A TTAB judge once said to me that one can predict the outcome of a Section 2(d) case 95% of the time just by looking at the marks and the goods or services. Here are three recent decisions in appeals from Section 2(d) refusals. No hints this time. How do you think these came out? [Answers in first comment].

In re 412 Public House, LLC, Serial No. 88205268 (August 19, 2020) [not precedential] (Opinion by Judge Jonathan Hudis). [Section 2(d) refusal of 412 PUBLIC HOUSE for “Bar services; Restaurant services” [PUBLIC HOUSE disclaimed], in view the registered mark 412 BBQ for, inter alia, restaurant and bar services [BBQ disclaimed].

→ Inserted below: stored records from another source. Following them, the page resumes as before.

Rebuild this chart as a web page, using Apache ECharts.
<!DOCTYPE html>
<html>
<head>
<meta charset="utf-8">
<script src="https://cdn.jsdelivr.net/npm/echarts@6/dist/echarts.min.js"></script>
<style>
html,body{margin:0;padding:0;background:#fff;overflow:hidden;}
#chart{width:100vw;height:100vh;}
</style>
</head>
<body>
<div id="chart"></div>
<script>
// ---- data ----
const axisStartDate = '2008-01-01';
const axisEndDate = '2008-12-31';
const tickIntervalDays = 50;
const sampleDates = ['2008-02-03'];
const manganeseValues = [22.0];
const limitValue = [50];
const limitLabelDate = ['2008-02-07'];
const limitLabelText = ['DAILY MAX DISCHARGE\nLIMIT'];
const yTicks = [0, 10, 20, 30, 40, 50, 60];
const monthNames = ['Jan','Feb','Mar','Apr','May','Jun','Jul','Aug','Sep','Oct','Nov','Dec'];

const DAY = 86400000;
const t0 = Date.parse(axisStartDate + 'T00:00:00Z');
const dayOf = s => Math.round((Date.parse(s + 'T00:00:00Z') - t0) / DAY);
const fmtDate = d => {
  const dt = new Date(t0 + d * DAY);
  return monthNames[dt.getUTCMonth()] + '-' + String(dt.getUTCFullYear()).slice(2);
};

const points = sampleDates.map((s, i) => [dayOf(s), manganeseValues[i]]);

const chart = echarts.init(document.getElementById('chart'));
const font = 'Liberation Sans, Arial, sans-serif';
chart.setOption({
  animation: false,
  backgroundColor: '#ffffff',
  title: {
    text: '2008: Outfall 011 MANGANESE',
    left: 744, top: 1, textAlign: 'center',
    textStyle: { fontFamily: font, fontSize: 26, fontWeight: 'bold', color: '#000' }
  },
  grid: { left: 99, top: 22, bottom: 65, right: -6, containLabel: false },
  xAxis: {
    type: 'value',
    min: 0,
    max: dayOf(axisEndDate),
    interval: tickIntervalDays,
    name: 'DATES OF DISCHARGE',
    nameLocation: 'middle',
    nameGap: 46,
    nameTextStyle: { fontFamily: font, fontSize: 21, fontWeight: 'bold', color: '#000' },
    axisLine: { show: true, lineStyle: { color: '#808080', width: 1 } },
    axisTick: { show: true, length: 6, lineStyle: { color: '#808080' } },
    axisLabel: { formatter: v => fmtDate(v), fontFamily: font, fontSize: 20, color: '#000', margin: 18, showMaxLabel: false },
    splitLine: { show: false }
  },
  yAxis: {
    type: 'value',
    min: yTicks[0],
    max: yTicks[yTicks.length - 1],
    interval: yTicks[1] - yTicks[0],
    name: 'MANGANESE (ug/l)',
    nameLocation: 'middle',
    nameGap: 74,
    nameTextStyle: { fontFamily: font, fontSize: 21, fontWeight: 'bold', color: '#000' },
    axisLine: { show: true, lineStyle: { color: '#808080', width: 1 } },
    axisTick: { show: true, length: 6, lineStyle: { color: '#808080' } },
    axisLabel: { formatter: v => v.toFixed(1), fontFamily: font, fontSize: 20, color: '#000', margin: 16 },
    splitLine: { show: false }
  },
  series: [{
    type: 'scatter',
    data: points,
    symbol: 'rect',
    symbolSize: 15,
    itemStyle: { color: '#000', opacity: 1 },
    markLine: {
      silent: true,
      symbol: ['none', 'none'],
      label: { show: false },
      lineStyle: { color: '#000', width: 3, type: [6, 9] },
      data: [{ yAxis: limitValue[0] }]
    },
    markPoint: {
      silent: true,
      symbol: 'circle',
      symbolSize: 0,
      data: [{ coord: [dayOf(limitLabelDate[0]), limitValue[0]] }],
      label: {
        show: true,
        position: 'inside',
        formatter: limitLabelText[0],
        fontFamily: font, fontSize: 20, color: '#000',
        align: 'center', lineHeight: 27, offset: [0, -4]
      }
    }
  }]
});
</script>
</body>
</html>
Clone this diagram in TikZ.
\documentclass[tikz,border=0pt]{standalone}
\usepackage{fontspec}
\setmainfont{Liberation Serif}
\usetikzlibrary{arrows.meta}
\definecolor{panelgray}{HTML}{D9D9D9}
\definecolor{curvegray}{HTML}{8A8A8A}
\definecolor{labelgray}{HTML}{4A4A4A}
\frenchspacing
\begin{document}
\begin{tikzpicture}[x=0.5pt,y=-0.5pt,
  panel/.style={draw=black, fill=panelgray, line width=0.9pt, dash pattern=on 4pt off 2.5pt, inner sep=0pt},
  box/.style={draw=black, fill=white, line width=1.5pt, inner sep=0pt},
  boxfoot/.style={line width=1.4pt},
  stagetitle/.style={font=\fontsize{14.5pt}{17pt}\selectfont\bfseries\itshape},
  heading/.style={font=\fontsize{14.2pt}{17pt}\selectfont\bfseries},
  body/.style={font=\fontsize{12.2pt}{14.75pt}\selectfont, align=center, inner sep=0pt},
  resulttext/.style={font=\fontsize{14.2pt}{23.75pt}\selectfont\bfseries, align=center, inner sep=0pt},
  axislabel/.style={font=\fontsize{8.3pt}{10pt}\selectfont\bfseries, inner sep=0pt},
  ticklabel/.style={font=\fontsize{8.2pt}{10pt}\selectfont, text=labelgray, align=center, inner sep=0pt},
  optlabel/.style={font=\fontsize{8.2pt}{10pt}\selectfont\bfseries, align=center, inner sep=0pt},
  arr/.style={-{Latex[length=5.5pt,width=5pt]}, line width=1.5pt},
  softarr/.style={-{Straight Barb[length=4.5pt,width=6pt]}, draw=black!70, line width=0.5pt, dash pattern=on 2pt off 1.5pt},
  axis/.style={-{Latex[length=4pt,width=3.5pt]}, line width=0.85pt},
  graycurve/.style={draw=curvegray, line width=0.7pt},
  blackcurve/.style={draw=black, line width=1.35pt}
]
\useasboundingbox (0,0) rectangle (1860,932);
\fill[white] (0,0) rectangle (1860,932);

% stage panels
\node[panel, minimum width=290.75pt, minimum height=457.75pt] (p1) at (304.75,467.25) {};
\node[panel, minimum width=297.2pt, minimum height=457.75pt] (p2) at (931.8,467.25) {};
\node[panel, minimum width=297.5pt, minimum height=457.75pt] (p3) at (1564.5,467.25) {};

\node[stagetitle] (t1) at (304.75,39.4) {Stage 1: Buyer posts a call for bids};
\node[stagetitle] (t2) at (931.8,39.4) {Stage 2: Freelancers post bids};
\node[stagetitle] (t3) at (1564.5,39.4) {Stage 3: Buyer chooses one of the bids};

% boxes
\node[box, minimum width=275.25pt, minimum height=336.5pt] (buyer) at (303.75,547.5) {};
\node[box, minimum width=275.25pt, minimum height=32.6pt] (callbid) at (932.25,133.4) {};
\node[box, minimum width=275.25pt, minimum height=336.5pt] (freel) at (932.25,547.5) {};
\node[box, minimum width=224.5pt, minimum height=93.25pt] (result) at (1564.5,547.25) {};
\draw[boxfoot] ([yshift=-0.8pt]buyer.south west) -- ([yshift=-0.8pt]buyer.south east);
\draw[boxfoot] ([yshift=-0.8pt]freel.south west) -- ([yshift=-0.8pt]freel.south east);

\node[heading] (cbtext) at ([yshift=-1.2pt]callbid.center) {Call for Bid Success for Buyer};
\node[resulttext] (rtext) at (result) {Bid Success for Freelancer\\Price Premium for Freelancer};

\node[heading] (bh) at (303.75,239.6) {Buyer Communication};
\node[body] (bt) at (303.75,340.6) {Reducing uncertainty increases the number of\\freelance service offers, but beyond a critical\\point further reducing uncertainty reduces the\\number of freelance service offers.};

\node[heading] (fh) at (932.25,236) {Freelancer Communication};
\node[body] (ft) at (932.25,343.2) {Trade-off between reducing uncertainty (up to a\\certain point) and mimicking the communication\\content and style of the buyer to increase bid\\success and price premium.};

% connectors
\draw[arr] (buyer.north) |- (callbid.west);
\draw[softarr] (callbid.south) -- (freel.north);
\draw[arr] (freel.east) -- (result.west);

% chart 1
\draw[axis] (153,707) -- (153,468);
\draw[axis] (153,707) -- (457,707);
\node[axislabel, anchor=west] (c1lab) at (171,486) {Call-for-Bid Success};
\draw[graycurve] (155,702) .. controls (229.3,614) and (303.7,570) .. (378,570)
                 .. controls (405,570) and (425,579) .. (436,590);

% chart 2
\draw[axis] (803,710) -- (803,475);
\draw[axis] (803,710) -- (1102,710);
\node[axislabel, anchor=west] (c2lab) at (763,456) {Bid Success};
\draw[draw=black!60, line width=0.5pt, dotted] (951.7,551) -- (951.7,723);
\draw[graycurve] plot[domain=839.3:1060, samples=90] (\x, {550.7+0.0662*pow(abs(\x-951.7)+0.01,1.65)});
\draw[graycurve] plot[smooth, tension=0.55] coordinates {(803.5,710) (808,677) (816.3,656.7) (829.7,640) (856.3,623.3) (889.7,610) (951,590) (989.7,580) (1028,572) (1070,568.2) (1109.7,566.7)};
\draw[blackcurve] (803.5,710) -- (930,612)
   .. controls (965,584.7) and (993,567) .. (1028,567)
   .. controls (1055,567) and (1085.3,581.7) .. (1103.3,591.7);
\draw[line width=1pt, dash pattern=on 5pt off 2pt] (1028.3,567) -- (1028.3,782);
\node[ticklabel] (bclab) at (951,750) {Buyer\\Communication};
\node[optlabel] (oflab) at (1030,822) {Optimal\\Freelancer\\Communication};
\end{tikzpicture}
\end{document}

In re Minted, LLC, Serial No. 88031150 (August 19, 2020) [not precedential] (Opinion by Judge Cindy B. Greenbaum) [Section 2(d) refusal of PIPPA for “Paper products, namely, stationery, envelopes, printed invitations, announcement cards, note cards, and greeting cards,” in view of the registered mark PIPPA & CO. for “Retail store services in the field of party supplies” [& CO. disclaimed].

In re Queendom Aesthetics, LLC, Serial No. 88085646 (August 19, 2020) [not precedential] (Opinion by Judge Cheryl S. Goodman). [Section 2(d) refusal of QUEENDOM AESTHETICS & Design in view of the registered mark QUEENDOM, both for beauty creams, beauty lotions, beauty milks, and make-up.